Winter is in full gear and temperatures are dropping!  Many of us may choose to stay inside and keep warm, but for others, this means only one thing – time to hit the slopes.  You may plan to head to the mountains or stay local.  But either way, it’s that time of the year when people are itching to get outside to cure the cabin fever.  The sense of action and thrill that comes with outdoor sports is what keeps people coming back, year after year.  Unfortunately, it is also what keeps local urgent care and emergency rooms busy.  Most of us are aware of the inherent risks of the sport, such as broken arms, legs, and knee injuries.  However, an injury that is often overlooked, but frequently befalls, snowboarders is referred to as a “snow boarder’s fracture.”

Snow Boarder's Fracture

This fracture occurs in one of the ankle bones, known as the talus.  And they occur in a specific area called the lateral talar process.  The lateral talar process is a triangular-shaped bony prominence on the outside of the ankle bone.  It serves as a point of articulation with the ankle as well as an attachment point for several important ligaments.  Boots used in skiing are very rigid and provide pretty solid foot and ankle support.  So your chances of sustaining a knee or leg injury in skiing are not as high.  In snowboarding, the boots are much more flexible and provide less support to the foot and ankle.  This leads to a higher number of these injuries.

In snowboarding, lateral talar process fractures typically happen in high impact situations to the forward-facing foot.  They occur while landing on a maximally dorsiflexed (upwardly flexed) ankle and everted (outwardly rolled) hindfoot.  This mechanism may occur in other situations as well.  Some of these include motor vehicle accidents, stepping in a hole, or falling from a height.

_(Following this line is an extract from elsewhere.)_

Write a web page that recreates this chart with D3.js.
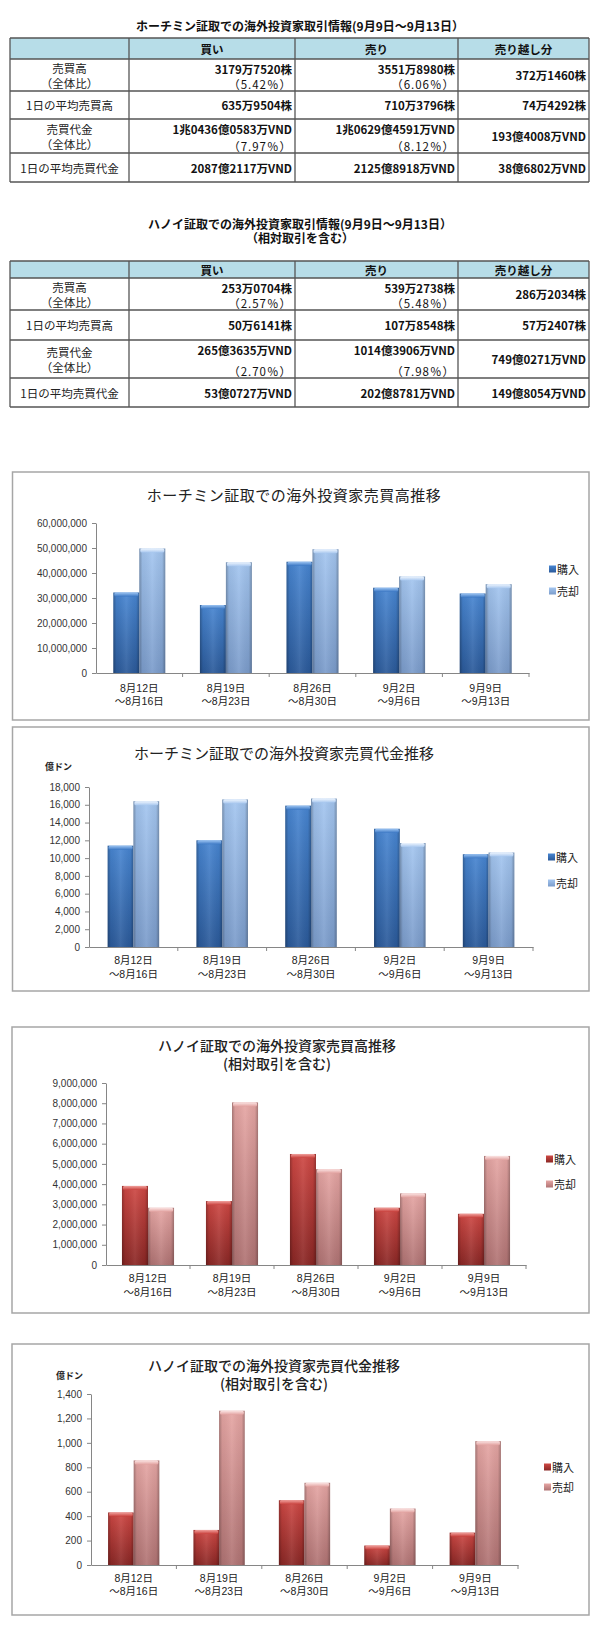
<!DOCTYPE html>
<html>
<head>
<meta charset="utf-8">
<script src="https://cdn.jsdelivr.net/npm/d3@7"></script>
<style>
  body { margin: 0; background: #fff; }
  svg { display: block; }
</style>
</head>
<body>
<div id="page"></div>
<script>
// ---- data ----
var weekStart = ["8月12日", "8月19日", "8月26日", "9月2日", "9月9日"];
var weekEnd = ["～8月16日", "～8月23日", "～8月30日", "～9月6日", "～9月13日"];
var seriesNames = ["購入", "売却"];

// HCM volume (shares)
var hcmVolBuy = [32200000, 27200000, 44500000, 34100000, 31797520];
var hcmVolSell = [49800000, 44300000, 49500000, 38600000, 35518980];
var hcmVolTicks = [0, 10000000, 20000000, 30000000, 40000000, 50000000, 60000000];
// HCM value (億ドン)
var hcmValBuy = [11400, 12000, 15900, 13300, 10436];
var hcmValSell = [16400, 16600, 16700, 11700, 10629];
var hcmValTicks = [0, 2000, 4000, 6000, 8000, 10000, 12000, 14000, 16000, 18000];
// Hanoi volume (shares)
var hnxVolBuy = [3910000, 3160000, 5490000, 2830000, 2530704];
var hnxVolSell = [2830000, 8040000, 4740000, 3540000, 5392738];
var hnxVolTicks = [0, 1000000, 2000000, 3000000, 4000000, 5000000, 6000000, 7000000, 8000000, 9000000];
// Hanoi value (億ドン)
var hnxValBuy = [430, 287, 530, 159, 265];
var hnxValSell = [856, 1263, 673, 462, 1014];
var hnxValTicks = [0, 200, 400, 600, 800, 1000, 1200, 1400];

// tables
var tableCols = ["買い", "売り", "売り越し分"];
var tableRows = [["売買高", "（全体比）"], ["1日の平均売買高"], ["売買代金", "（全体比）"], ["1日の平均売買代金"]];
var hcmBuy = [["3179万7520株", "（5.42％）"], ["635万9504株"], ["1兆0436億0583万VND", "（7.97％）"], ["2087億2117万VND"]];
var hcmSell = [["3551万8980株", "（6.06％）"], ["710万3796株"], ["1兆0629億4591万VND", "（8.12％）"], ["2125億8918万VND"]];
var hcmNet = [["372万1460株"], ["74万4292株"], ["193億4008万VND"], ["38億6802万VND"]];
var hnxBuy = [["253万0704株", "（2.57％）"], ["50万6141株"], ["265億3635万VND", "（2.70％）"], ["53億0727万VND"]];
var hnxSell = [["539万2738株", "（5.48％）"], ["107万8548株"], ["1014億3906万VND", "（7.98％）"], ["202億8781万VND"]];
var hnxNet = [["286万2034株"], ["57万2407株"], ["749億0271万VND"], ["149億8054万VND"]];

var cjk = "'Noto Sans CJK JP', sans-serif";
var latin = "'Liberation Sans', 'Noto Sans CJK JP', sans-serif";

var svg = d3.select("#page")
  .append("svg")
  .attr("width", 600)
  .attr("height", 1630);

var defs = svg.append("defs");

// vertical gradients for the bevelled bars
function vGrad(id, top, bottom) {
  var g = defs.append("linearGradient").attr("id", id)
    .attr("x1", 0).attr("y1", 0).attr("x2", 0).attr("y2", 1);
  g.append("stop").attr("offset", "0%").attr("stop-color", top);
  g.append("stop").attr("offset", "100%").attr("stop-color", bottom);
}
vGrad("blueBuy", "#4886d2", "#2b5a9a");
vGrad("blueSell", "#a4c6f0", "#7b9ccb");
vGrad("redBuy", "#cf4844", "#8a2725");
vGrad("redSell", "#e6a6a4", "#b07373");
vGrad("blueBuyCap", "#9cc4f2", "#3c78c4");
vGrad("blueSellCap", "#eef5fe", "#a9c8ef");
vGrad("redBuyCap", "#f0a09c", "#c8403c");
vGrad("redSellCap", "#fbe4e3", "#e2a2a0");

// side shading laid over each bar
var side = defs.append("linearGradient").attr("id", "side")
  .attr("x1", 0).attr("y1", 0).attr("x2", 1).attr("y2", 0);
side.append("stop").attr("offset", "0%").attr("stop-color", "#000").attr("stop-opacity", 0.28);
side.append("stop").attr("offset", "12%").attr("stop-color", "#000").attr("stop-opacity", 0.05);
side.append("stop").attr("offset", "50%").attr("stop-color", "#fff").attr("stop-opacity", 0.08);
side.append("stop").attr("offset", "88%").attr("stop-color", "#000").attr("stop-opacity", 0.05);
side.append("stop").attr("offset", "100%").attr("stop-color", "#000").attr("stop-opacity", 0.28);

// ---------------- tables ----------------
function drawTable(cfg) {
  var g = svg.append("g");
  var colX = cfg.colX;
  var rowY = cfg.rowY;

  cfg.title.forEach(function(t, i) {
    g.append("text")
      .attr("x", 300).attr("y", cfg.titleY[i])
      .attr("text-anchor", "middle")
      .attr("dominant-baseline", "central")
      .style("font-family", cjk).style("font-size", "12px")
      .style("font-weight", 700).attr("fill", "#111")
      .text(t);
  });

  // header background
  g.append("rect")
    .attr("x", colX[0]).attr("y", rowY[0])
    .attr("width", colX[4] - colX[0]).attr("height", rowY[1] - rowY[0])
    .attr("fill", "#b7dde8");

  // grid
  rowY.forEach(function(y) {
    g.append("line").attr("x1", colX[0]).attr("x2", colX[4])
      .attr("y1", y).attr("y2", y)
      .attr("stroke", "#555").attr("stroke-width", 1.3);
  });
  colX.forEach(function(x) {
    g.append("line").attr("x1", x).attr("x2", x)
      .attr("y1", rowY[0]).attr("y2", rowY[rowY.length - 1])
      .attr("stroke", "#555").attr("stroke-width", 1.3);
  });

  // header text
  tableCols.forEach(function(c, i) {
    g.append("text")
      .attr("x", (colX[i + 1] + colX[i + 2]) / 2)
      .attr("y", (rowY[0] + rowY[1]) / 2)
      .attr("text-anchor", "middle").attr("dominant-baseline", "central")
      .style("font-family", cjk).style("font-size", "11.5px").style("font-weight", 700)
      .attr("fill", "#111").text(c);
  });

  // row labels
  tableRows.forEach(function(lines, r) {
    var mid = (rowY[r + 1] + rowY[r + 2]) / 2;
    lines.forEach(function(l, k) {
      var y = lines.length === 1 ? mid : mid + (k === 0 ? -7.5 : 7.5);
      g.append("text")
        .attr("x", (colX[0] + colX[1]) / 2).attr("y", y)
        .attr("text-anchor", "middle").attr("dominant-baseline", "central")
        .style("font-family", cjk).style("font-size", "11.5px")
        .attr("fill", "#222").text(l);
    });
  });

  // numbers, right aligned (the share line sits lower, spaced out)
  [cfg.buy, cfg.sell, cfg.net].forEach(function(col, c) {
    col.forEach(function(lines, r) {
      var top = rowY[r + 1], bottom = rowY[r + 2];
      lines.forEach(function(l, k) {
        var y = lines.length === 1 ? (top + bottom) / 2 : (k === 0 ? top + 9.5 : bottom - 7.5);
        g.append("text")
          .attr("x", colX[c + 2] - 3).attr("y", y)
          .attr("text-anchor", "end").attr("dominant-baseline", "central")
          .style("font-family", cjk).style("font-size", "11.5px")
          .style("font-weight", k === 0 ? 700 : 400)
          .style("letter-spacing", k === 0 ? "0px" : "1px")
          .attr("fill", "#111").text(l);
      });
    });
  });
}

drawTable({
  title: ["ホーチミン証取での海外投資家取引情報(9月9日～9月13日）"],
  titleY: [25],
  colX: [10, 129, 295, 458, 589],
  rowY: [38, 59, 91, 119, 153, 182],
  buy: hcmBuy, sell: hcmSell, net: hcmNet
});

drawTable({
  title: ["ハノイ証取での海外投資家取引情報(9月9日～9月13日）", "（相対取引を含む）"],
  titleY: [223, 237],
  colX: [10, 129, 295, 458, 589],
  rowY: [261, 278, 310, 340, 378, 407],
  buy: hnxBuy, sell: hnxSell, net: hnxNet
});

// ---------------- bar charts ----------------
function drawChart(cfg) {
  var g = svg.append("g");

  g.append("rect")
    .attr("x", cfg.frame[0]).attr("y", cfg.frame[1])
    .attr("width", cfg.frame[2] - cfg.frame[0]).attr("height", cfg.frame[3] - cfg.frame[1])
    .attr("fill", "#fff").attr("stroke", "#a6a6a6").attr("stroke-width", 1.5);

  cfg.title.forEach(function(t, i) {
    g.append("text")
      .attr("x", cfg.titleX).attr("y", cfg.titleY[i])
      .attr("text-anchor", "middle").attr("dominant-baseline", "central")
      .style("font-family", cjk).style("font-size", cfg.titleSize + "px")
      .style("letter-spacing", cfg.titleSpacing + "px")
      .style("font-weight", cfg.titleWeight)
      .attr("fill", "#222").text(t);
  });

  if (cfg.unit) {
    g.append("text")
      .attr("x", cfg.unit[0]).attr("y", cfg.unit[1])
      .attr("dominant-baseline", "central")
      .style("font-family", cjk).style("font-size", "9px").style("font-weight", 700)
      .attr("fill", "#222").text("億ドン");
  }

  var x0 = d3.scaleBand().domain(weekStart).range([cfg.left, cfg.right]);
  var x1 = d3.scaleBand().domain([0, 1])
    .range([x0.bandwidth() * cfg.gap, x0.bandwidth() * (1 - cfg.gap)]);
  var y = d3.scaleLinear()
    .domain([0, cfg.ticks[cfg.ticks.length - 1]])
    .range([cfg.bottom, cfg.top]);

  // y axis
  var yAxis = g.append("g")
    .attr("transform", "translate(" + cfg.left + ",0)")
    .call(d3.axisLeft(y).tickValues(cfg.ticks).tickSize(4).tickSizeOuter(0)
      .tickPadding(5).tickFormat(d3.format(",")));
  yAxis.select(".domain").attr("stroke", "#868686");
  yAxis.selectAll(".tick line").attr("stroke", "#868686");
  yAxis.selectAll(".tick text")
    .style("font-family", latin).style("font-size", "10px").attr("fill", "#333");

  // bars
  var pairs = weekStart.map(function(w, i) {
    return { week: w, values: [cfg.buy[i], cfg.sell[i]] };
  });
  var grp = g.selectAll(".week").data(pairs).enter().append("g")
    .attr("transform", function(d) { return "translate(" + x0(d.week) + ",0)"; });

  var bars = grp.selectAll(".bar")
    .data(function(d) { return d.values.map(function(v, k) { return { k: k, v: v }; }); })
    .enter().append("g");

  bars.append("rect")
    .attr("x", function(d) { return x1(d.k); })
    .attr("y", function(d) { return y(d.v); })
    .attr("width", x1.bandwidth())
    .attr("height", function(d) { return cfg.bottom - y(d.v); })
    .attr("fill", function(d) { return "url(#" + cfg.fills[d.k] + ")"; });
  bars.append("rect")
    .attr("x", function(d) { return x1(d.k); })
    .attr("y", function(d) { return y(d.v); })
    .attr("width", x1.bandwidth())
    .attr("height", function(d) { return cfg.bottom - y(d.v); })
    .attr("fill", "url(#side)");
  bars.append("rect")
    .attr("x", function(d) { return x1(d.k) + 1; })
    .attr("y", function(d) { return y(d.v); })
    .attr("width", x1.bandwidth() - 2)
    .attr("height", 4)
    .attr("rx", 1.5)
    .attr("fill", function(d) { return "url(#" + cfg.fills[d.k] + "Cap)"; });

  // x axis line with category separators
  var xAxis = g.append("g")
    .attr("transform", "translate(0," + cfg.bottom + ")")
    .call(d3.axisBottom(x0).tickSize(0).tickSizeOuter(0).tickFormat(""));
  xAxis.select(".domain").attr("stroke", "#868686");
  xAxis.selectAll(".sep")
    .data(weekStart.slice(1).concat(["end"]))
    .enter().append("line")
    .attr("x1", function(d) { return d === "end" ? cfg.right : x0(d); })
    .attr("x2", function(d) { return d === "end" ? cfg.right : x0(d); })
    .attr("y1", 0).attr("y2", 4)
    .attr("stroke", "#868686");

  // category labels
  var labels = g.selectAll(".lab").data(weekStart).enter().append("text")
    .attr("text-anchor", "middle")
    .style("font-family", latin).style("font-size", "10.5px").attr("fill", "#222");
  labels.append("tspan")
    .attr("x", function(d) { return x0(d) + x0.bandwidth() / 2; })
    .attr("y", cfg.labelY[0]).attr("dominant-baseline", "central")
    .text(function(d) { return d; });
  labels.append("tspan")
    .attr("x", function(d) { return x0(d) + x0.bandwidth() / 2; })
    .attr("y", cfg.labelY[1]).attr("dominant-baseline", "central")
    .text(function(d, i) { return weekEnd[i]; });

  // legend
  seriesNames.forEach(function(s, k) {
    g.append("rect")
      .attr("x", cfg.legend[0]).attr("y", cfg.legend[k + 1] - 3.5)
      .attr("width", 7).attr("height", 7)
      .attr("fill", "url(#" + cfg.fills[k] + ")");
    g.append("text")
      .attr("x", cfg.legend[0] + 8).attr("y", cfg.legend[k + 1])
      .attr("dominant-baseline", "central")
      .style("font-family", cjk).style("font-size", "11px").attr("fill", "#222")
      .text(s);
  });
}

drawChart({
  frame: [12.5, 472, 589, 720],
  title: ["ホーチミン証取での海外投資家売買高推移"],
  titleX: 294, titleY: [494], titleSize: 15, titleSpacing: 0.5, titleWeight: 400,
  left: 96, right: 529, top: 523, bottom: 673, gap: 0.2,
  ticks: hcmVolTicks, buy: hcmVolBuy, sell: hcmVolSell,
  fills: ["blueBuy", "blueSell"],
  labelY: [688, 701], legend: [549, 569, 591]
});

drawChart({
  frame: [12.5, 727, 589, 991],
  title: ["ホーチミン証取での海外投資家売買代金推移"],
  titleX: 284, titleY: [752], titleSize: 15, titleSpacing: 0, titleWeight: 400,
  unit: [45, 766],
  left: 89, right: 533, top: 787, bottom: 947, gap: 0.21,
  ticks: hcmValTicks, buy: hcmValBuy, sell: hcmValSell,
  fills: ["blueBuy", "blueSell"],
  labelY: [960, 974], legend: [548, 857, 883]
});

drawChart({
  frame: [12, 1027, 589, 1313],
  title: ["ハノイ証取での海外投資家売買高推移", "(相対取引を含む)"],
  titleX: 277, titleY: [1045, 1063], titleSize: 14, titleSpacing: 0, titleWeight: 500,
  left: 106, right: 526, top: 1083, bottom: 1265, gap: 0.19,
  ticks: hnxVolTicks, buy: hnxVolBuy, sell: hnxVolSell,
  fills: ["redBuy", "redSell"],
  labelY: [1278, 1292], legend: [546, 1159, 1184]
});

drawChart({
  frame: [12, 1344, 589, 1615],
  title: ["ハノイ証取での海外投資家売買代金推移", "(相対取引を含む)"],
  titleX: 274, titleY: [1365, 1383], titleSize: 14, titleSpacing: 0, titleWeight: 500,
  unit: [56, 1375],
  left: 91, right: 518, top: 1394, bottom: 1565, gap: 0.2,
  ticks: hnxValTicks, buy: hnxValBuy, sell: hnxValSell,
  fills: ["redBuy", "redSell"],
  labelY: [1578, 1591], legend: [544, 1467, 1487]
});
</script>
</body>
</html>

These injuries will often present similar to ankle sprains.  There will be a rapid onset of pain and swelling to the outside of the ankle.  Snow boarder’s fractures are often misdiagnosed as a common ankle sprain.  A study by Mills and Horne found that an astounding 41% of the time these fractures were misdiagnosed!  This misdiagnosis may be a result of the difficulty in visualizing these fractures on most standard X-ray angles.  Oftentimes a CT scan is necessary to get an accurate assessment of the injury.  It is essential to get a fast and accurate diagnosis.  If treatment is delayed or neglected, the injury may worsen.  And this may result in further instability, long-term arthritis, pain, and disability.

Treatment options can vary widely depending on the size, position, and extent of the fracture.  In certain cases, such as those with only a small non-displaced chip fracture, immobilization in a cast is likely sufficient.  Other times, surgical excision of the fracture fragment may be the best course of action.  Or if large enough, the fracture will be fixated with pins or screws.  These injuries run a large risk of damage to the surrounding soft tissue and causing stiffness and post-traumatic arthritis. Modalities to avoid these may include physical therapy, bracing, or custom orthotics.  All of these practices will be helpful in retraining, strengthening, and achieving biomechanical control.

The lateral talar process “snowboarder’s fracture” has the potential to lead to serious long-term consequences.  It is very important to diagnose these correctly and provide treatment.  Fortunately, studies on this injury have generally shown favorable results when promptly and accurately diagnosed and treated appropriately.  Our team of podiatrists at Kansas City Foot and Ankle are equipped with the latest technology, up to date knowledge, and conservative and surgical training.  We will provide you with an accurate diagnosis and treatment plan to get you back on your feet – and back out on the slopes!



Miller, Stephen. Fractures of the Lateral Process of the Talus: Snowboarder’s Fracture. The Podiatry Institute. Ch. 23. 119-123.

Mills HJ, Horne G. Fractures of the Lateral Process of the Talus. Aust N Z J Surg. 1987;57:643-6.